Again, it is important to remember that our Service is, by international definition, "A Radiocommunication service for the purpose of self-training, intercommunication and technical investigations carried out by amateurs, that is, by duly authorized persons interested in radio technique solely with a personal aim and without pecuniary interest."

To me, the "self-training" part of that definition strongly implies that such learning is meant to be a lifelong pursuit.  It should not consist of a series of artificially created "goals" (complete with Boy Scout-like "merit badges" used as ego-stroking "incentives" for "advancement") that serve no other regulatory purpose than to further the political and economic policy goals of a group of gormless government bureaucrats.

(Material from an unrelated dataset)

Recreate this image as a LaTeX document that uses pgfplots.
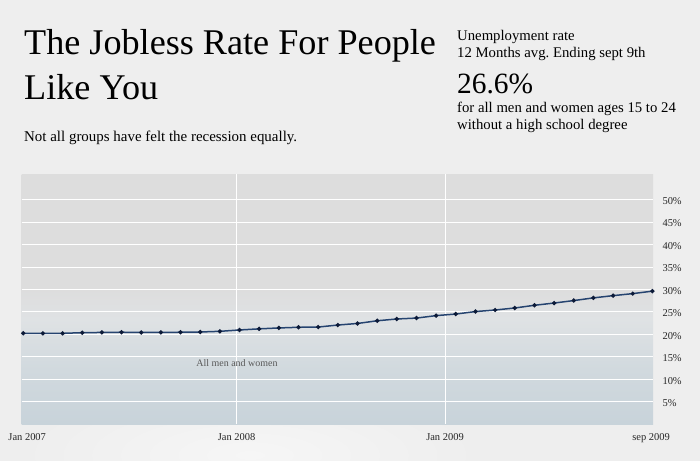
\documentclass[border=0pt]{standalone}
\usepackage{pgfplots}
\pgfplotsset{compat=1.18}
\usepackage{fontspec}
\setmainfont{Liberation Serif}
\frenchspacing
\definecolor{pagebg}{RGB}{238,238,238}
\definecolor{pageglow}{RGB}{246,246,246}
\definecolor{plottop}{RGB}{221,221,221}
\definecolor{plotmid}{RGB}{223,226,228}
\definecolor{plotlow}{RGB}{209,217,222}
\definecolor{plotbot}{RGB}{200,211,218}
\definecolor{linecol}{RGB}{38,68,112}
\definecolor{markcol}{RGB}{12,26,56}
\pgfdeclareverticalshading{plotbg}{100bp}{color(0bp)=(plotbot); color(25bp)=(plotbot); color(36bp)=(plotlow); color(46bp)=(plotmid); color(52bp)=(plottop); color(75bp)=(plottop); color(100bp)=(plottop)}
\begin{document}
\begin{tikzpicture}
\path[use as bounding box, fill=pagebg] (0,0) rectangle (700bp,-461bp);
\begin{scope}
\clip (0,0) rectangle (700bp,-461bp);
\shade[inner color=pageglow, outer color=pagebg] (250bp,-455bp) ellipse (230bp and 70bp);
\end{scope}
% titles
\node[anchor=base west, inner sep=0, font=\fontsize{36.3}{44}\selectfont] at (24bp,-54.3bp) {The Jobless Rate For People};
\node[anchor=base west, inner sep=0, font=\fontsize{36.3}{44}\selectfont] at (24bp,-99bp) {Like You};
\node[anchor=base west, inner sep=0, font=\fontsize{15}{18}\selectfont] at (24bp,-141bp) {Not all groups have felt the recession equally.};
\node[anchor=base west, inner sep=0, font=\fontsize{14.8}{18}\selectfont] at (457bp,-40bp) {Unemployment rate};
\node[anchor=base west, inner sep=0, font=\fontsize{14.8}{18}\selectfont] at (457bp,-57.3bp) {12 Months avg. Ending sept 9th};
\node[anchor=base west, inner sep=0, font=\fontsize{29.5}{34}\selectfont] at (457bp,-93.3bp) {26.6\%};
\node[anchor=base west, inner sep=0, font=\fontsize{14.8}{18}\selectfont] at (457bp,-112.7bp) {for all men and women ages 15 to 24};
\node[anchor=base west, inner sep=0, font=\fontsize{14.8}{18}\selectfont] at (457bp,-129.3bp) {without a high school degree};
\begin{axis}[
  at={(21.5bp,-424bp)}, anchor=south west, scale only axis,
  width=631.5bp, height=250bp,
  xmin=-0.09, xmax=32.03, ymin=0, ymax=55.7,
  axis background/.style={shade, shading=plotbg},
  axis line style={draw=none}, major tick length=0pt,
  ytick={5,10,...,50},
  yticklabels={5\%,10\%,15\%,20\%,25\%,30\%,35\%,40\%,45\%,50\%},
  yticklabel pos=right,
  yticklabel style={anchor=west, xshift=6bp, yshift=-1.5bp},
  ymajorgrids, xmajorgrids,
  grid style={white, line width=0.8bp},
  xtick={10.85,21.45}, xticklabels={Jan 2008,Jan 2009},
  extra x ticks={0.2,31.93}, extra x tick labels={Jan 2007,sep 2009},
  extra x tick style={grid=none},
  xticklabel style={yshift=-6bp},
  tick label style={font=\fontsize{10.5}{12}\selectfont, text=black!85},
  clip=false,
]
\addplot[linecol, line width=1.5bp, mark=*, mark size=1.3bp,
  mark options={fill=markcol, draw=markcol}] coordinates {
 (0,20.2)(1,20.2)(2,20.2)(3,20.35)(4,20.4)(5,20.45)(6,20.4)(7,20.4)
 (8,20.45)(9,20.5)(10,20.65)(11,20.95)(12,21.2)(13,21.4)(14,21.55)(15,21.6)
 (16,22.05)(17,22.4)(18,23.0)(19,23.4)(20,23.6)(21,24.15)(22,24.5)(23,25.05)
 (24,25.4)(25,25.85)(26,26.45)(27,26.95)(28,27.5)(29,28.1)(30,28.6)(31,29.05)(32,29.6)};
\node[text=black!65, font=\fontsize{10}{12}\selectfont] at (axis cs:10.87,13.5) {All men and women};
\end{axis}
\end{tikzpicture}
\end{document}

Rather, the licensing requirements for our Service should do nothing more than assure some minimum standard of technical and regulatory competence (consistent with safety and non-interference) that are directly applicable and relevant to the (added) privileges granted.

Period.

This means that the rest of the "details" involving any further acquisition of knowledge and skills beyond these minimum standards should be left entirely up to we hams to decide how much (or how little) of it we wish to then pursue.

This also means that the underlying goal of our licensing process should be to open up our ham bands (again, consistent with the minimum standards of safety and non-interference) so as to get newcomers actually on the air and acquiring those knowedges and skills in a "hands on" way rather than continuing to place "needless regulatory barriers" (as the FCC calls them) in front of people seeking full frequency access to our Service.

As I've said, clearly, beyond the General Class level, all that our current licensing system does right now is force "achievement" down people's throats while at the same time creating the (long since discredited) illusion that by making our advanced tests "harder", that activity alone will somehow keep the "riff raff" out of the so-called "exclusive" parts of our Service.

Unfortunately, despite being proven over and over again by those in authority (today's FCC) to be nothing but paranoid bunkum, the lingering perception that our licensing system forms the last remaining "line of defense" that somehow keeps the "wrong people" out of the mainstream of our Service still stubbornly persists among far too many US hams.

And it's the indefinite perpetuation of all such elitist snobbery that I firmly believe is now largely responsible for killing what's left of our wonderful hobby.